**Instruction**.
Beginning with the opening line of the entries, return every line through the one containing "manufacturers, energy and", both included, and nothing else. Omit pictures.

**Input**.
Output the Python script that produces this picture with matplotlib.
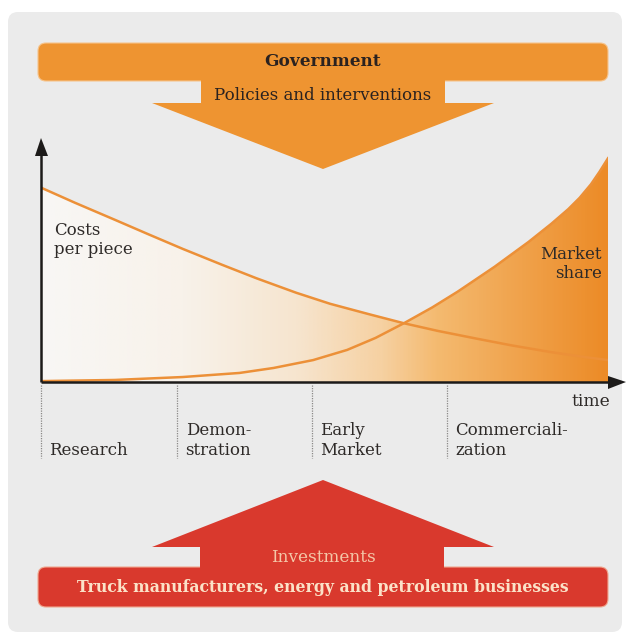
import numpy as np
import matplotlib
matplotlib.use("Agg")
import matplotlib.pyplot as plt
from matplotlib.patches import FancyBboxPatch, Polygon
from matplotlib.colors import LinearSegmentedColormap
from matplotlib.transforms import blended_transform_factory

# values (time 0-100, value 0-100)
cost_t = [0, 6, 13, 19, 25, 32, 38, 45, 51, 58, 64, 70, 77, 83, 90, 96, 100]
cost_v = [86, 79.3, 71.8, 65.3, 58.9, 51.8, 45.9, 39.5, 34.6, 29.9, 26, 22.6, 19.1,
          16.2, 13.2, 11, 9.7]
share_t = [0, 13, 25, 35, 41, 48, 54, 59, 64, 69, 73.5, 80, 86, 90, 93, 95, 97, 98.5, 100]
share_v = [0.4, 0.9, 2.2, 4, 6.2, 9.7, 14.2, 19.5, 26, 33, 40, 51, 62, 70, 76.5, 81.5,
           87.5, 93, 99]

stages = ["Research", "Demon-\nstration", "Early\nMarket", "Commerciali-\nzation"]
stage_start = [0, 24, 47.8, 71.6]

top_title = "Government"
top_sub = "Policies and interventions"
bottom_sub = "Investments"
bottom_title = "Truck manufacturers, energy and petroleum businesses"

ORANGE = "#ee9431"
RED = "#d9392d"
LINE = "#ec9038"
DARK = "#2e2a28"
PANEL = "#ebebeb"

plt.rcParams['font.family'] = ['DejaVu Serif']

W, H = 628, 635
fig = plt.figure(figsize=(W / 100, H / 100), dpi=100)
fig.patch.set_facecolor("white")

# background layer in pixel coordinates
bg = fig.add_axes([0, 0, 1, 1], zorder=0)
bg.set_xlim(0, W)
bg.set_ylim(H, 0)
bg.axis("off")

bg.add_patch(FancyBboxPatch((8, 12), 614, 620, boxstyle="round,pad=0,rounding_size=10",
                            fc=PANEL, ec="none"))

# government bar + down arrow
bg.add_patch(FancyBboxPatch((38, 43), 570, 38, boxstyle="round,pad=0,rounding_size=8",
                            fc=ORANGE, ec="#f6c48c", lw=0.8))
bg.add_patch(Polygon([(201, 78), (445, 78), (445, 103), (494, 103), (323, 169),
                      (152, 103), (201, 103)], closed=True, fc=ORANGE, ec="none"))
bg.text(323, 62, top_title, ha="center", va="center", fontsize=12.2,
        fontweight="bold", color="#2a2220")
bg.text(323, 95, top_sub, ha="center", va="center", fontsize=12, color="#2a2220")

# investments bar + up arrow
bg.add_patch(FancyBboxPatch((38, 567), 570, 40, boxstyle="round,pad=0,rounding_size=8",
                            fc=RED, ec="#f0a890", lw=0.8))
bg.add_patch(Polygon([(200, 570), (444, 570), (444, 547), (494, 547), (323, 480),
                      (152, 547), (200, 547)], closed=True, fc=RED, ec="none"))
bg.text(323, 557, bottom_sub, ha="center", va="center", fontsize=12.2, color="#f4c7a8")
bg.text(323, 587, bottom_title, ha="center", va="center", fontsize=11.3,
        fontweight="bold", color="#fbe2c8")

# chart area
x0, x1, ytop, ybase = 41, 608, 156, 382
ax = fig.add_axes([x0 / W, (H - ybase) / H, (x1 - x0) / W, (ybase - ytop) / H], zorder=1)
ax.set_xlim(0, 100)
ax.set_ylim(0, 100)
ax.patch.set_alpha(0)
ax.axis("off")

grad = LinearSegmentedColormap.from_list("g", [
    (0.0, "#f8f7f5"), (0.25, "#f8f2ea"), (0.45, "#f6e5cf"), (0.6, "#f6d1a2"),
    (0.7, "#f4ba70"), (0.85, "#f0a24b"), (1.0, "#ec8b27")])
img = np.linspace(0, 1, 400).reshape(1, -1)

for tt, vv in [(cost_t, cost_v), (share_t, share_v)]:
    poly = Polygon(list(zip(tt, vv)) + [(tt[-1], 0), (tt[0], 0)], closed=True,
                   fc="none", ec="none", transform=ax.transData)
    ax.add_patch(poly)
    im = ax.imshow(img, cmap=grad, extent=[0, 100, 0, 100], aspect="auto",
                   origin="lower", zorder=1)
    im.set_clip_path(poly)

ax.plot(cost_t, cost_v, color=LINE, lw=1.8, zorder=3, solid_joinstyle="round")
ax.plot(share_t, share_v, color=LINE, lw=1.8, zorder=3, solid_joinstyle="round")

# front layer: axes arrows, dividers, labels
fr = fig.add_axes([0, 0, 1, 1], zorder=2)
fr.set_xlim(0, W)
fr.set_ylim(H, 0)
fr.axis("off")
fr.patch.set_alpha(0)

fr.plot([41, 610], [382, 382], color="#1c1a19", lw=1.8, solid_capstyle="butt")
fr.add_patch(Polygon([(608, 376), (626, 382), (608, 389)], closed=True, fc="#1c1a19", ec="none"))
fr.plot([41, 41], [382, 154], color="#1c1a19", lw=1.8, solid_capstyle="butt")
fr.add_patch(Polygon([(35, 156), (41, 138), (48, 156)], closed=True, fc="#1c1a19", ec="none"))

mix = blended_transform_factory(ax.transData, fr.transData)
for s, label in zip(stage_start, stages):
    fr.plot([s, s], [385, 458], color="#8a8886", lw=0.9, ls=(0, (1, 1)), transform=mix)
    fr.text(s + 1.5, 459, label, transform=mix, ha="left", va="bottom",
            fontsize=12, color=DARK, linespacing=1.2)

fr.text(610, 401, "time", ha="right", va="center", fontsize=12.3, color=DARK)
fr.text(54, 240, "Costs\nper piece", ha="left", va="center", fontsize=12,
        color=DARK, linespacing=1.15)
fr.text(602, 264, "Market\nshare", ha="right", va="center", fontsize=12,
        color=DARK, linespacing=1.15)

fig.savefig("out.png", dpi=100)
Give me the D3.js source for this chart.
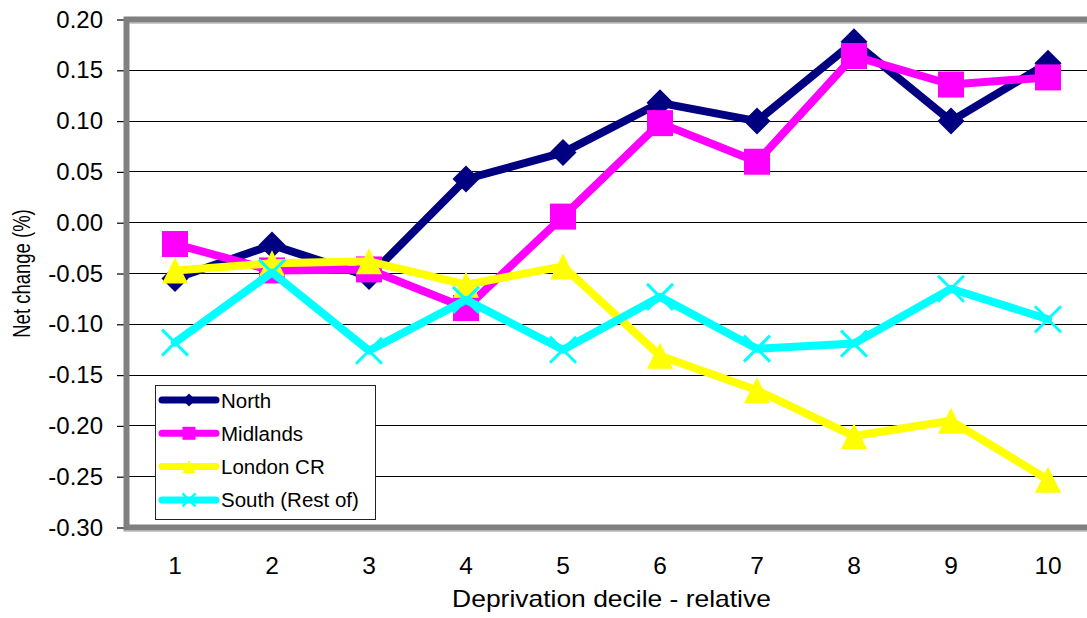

**Response to this exercise**.
Output the Python script that produces this picture with matplotlib.
import numpy as np
import matplotlib
matplotlib.use("Agg")
import matplotlib.pyplot as plt
from matplotlib.patches import FancyBboxPatch, Polygon
from matplotlib.colors import LinearSegmentedColormap
from matplotlib.transforms import blended_transform_factory

# values (time 0-100, value 0-100)
cost_t = [0, 6, 13, 19, 25, 32, 38, 45, 51, 58, 64, 70, 77, 83, 90, 96, 100]
cost_v = [86, 79.3, 71.8, 65.3, 58.9, 51.8, 45.9, 39.5, 34.6, 29.9, 26, 22.6, 19.1,
          16.2, 13.2, 11, 9.7]
share_t = [0, 13, 25, 35, 41, 48, 54, 59, 64, 69, 73.5, 80, 86, 90, 93, 95, 97, 98.5, 100]
share_v = [0.4, 0.9, 2.2, 4, 6.2, 9.7, 14.2, 19.5, 26, 33, 40, 51, 62, 70, 76.5, 81.5,
           87.5, 93, 99]

stages = ["Research", "Demon-\nstration", "Early\nMarket", "Commerciali-\nzation"]
stage_start = [0, 24, 47.8, 71.6]

top_title = "Government"
top_sub = "Policies and interventions"
bottom_sub = "Investments"
bottom_title = "Truck manufacturers, energy and petroleum businesses"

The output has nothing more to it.